Most of the time the majority of code (written by good programmers) is in constraints or relations, so why encase that in a functional language with parenthesis everywhere (I've programmed a fair bit in lisp and don't mind parenthesis at all, but it get's annoying after you're used to the elegance of prolog syntax).

1 comments

People who have problems need to know about diffrent solutions. Just forcing everybody to use some langauge that supports some of these from the ground up want change that.

You want a language that is flexible to expand into new fields.

Also you have still not provided with these magical programming languages you are talking about. Is there any language you yourself would use?

As far as I know many concepts like contraind logical programming is not really ready for prime time, in most cases.

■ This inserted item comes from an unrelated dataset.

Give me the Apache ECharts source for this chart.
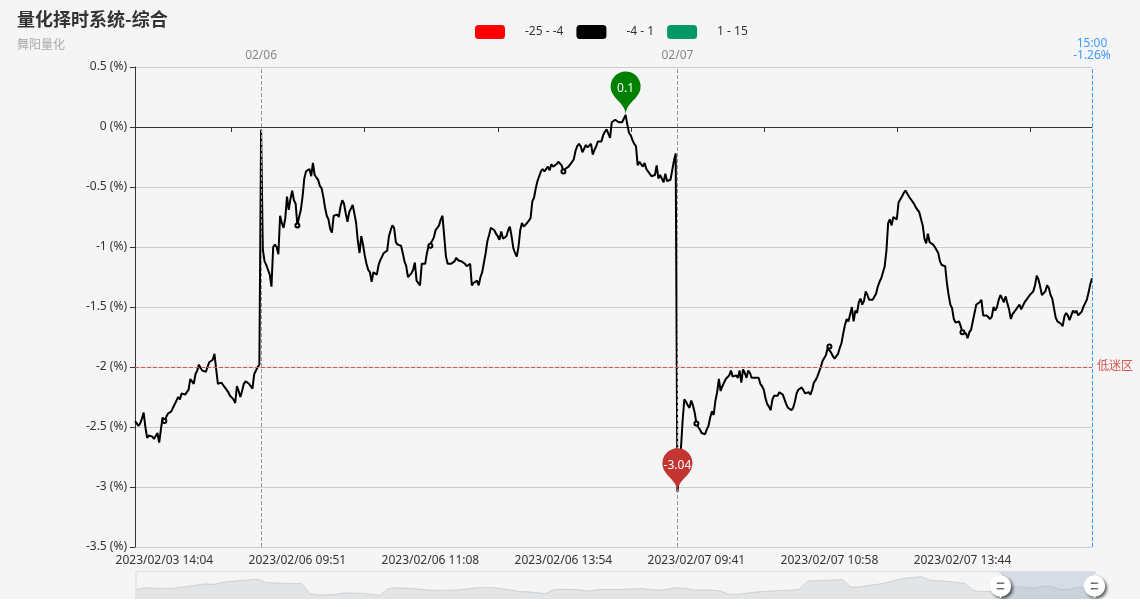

(you tamp down a little with your rudeness - why would multiple decades old tech be 'magical')

Prolog with clpfd and chr, Mozart/Oz, Sql, Clips. Libraries like gecode, java choco.

There aren't any new ways of programming that have been invented. There's basically the mathematical programming (constraint/logic/relational/linear), functional, procedural, oo, concurrent, stack. You're not going to come up with something new during a session of lisp hacking. You'll just reinvent the above multiple times.

I never said I invent something new. Lisp is a flexible languages that can incorparate new concepts better then other langauges. How nice is it to work if a logic programming system implmented within java compared with the same within clojure.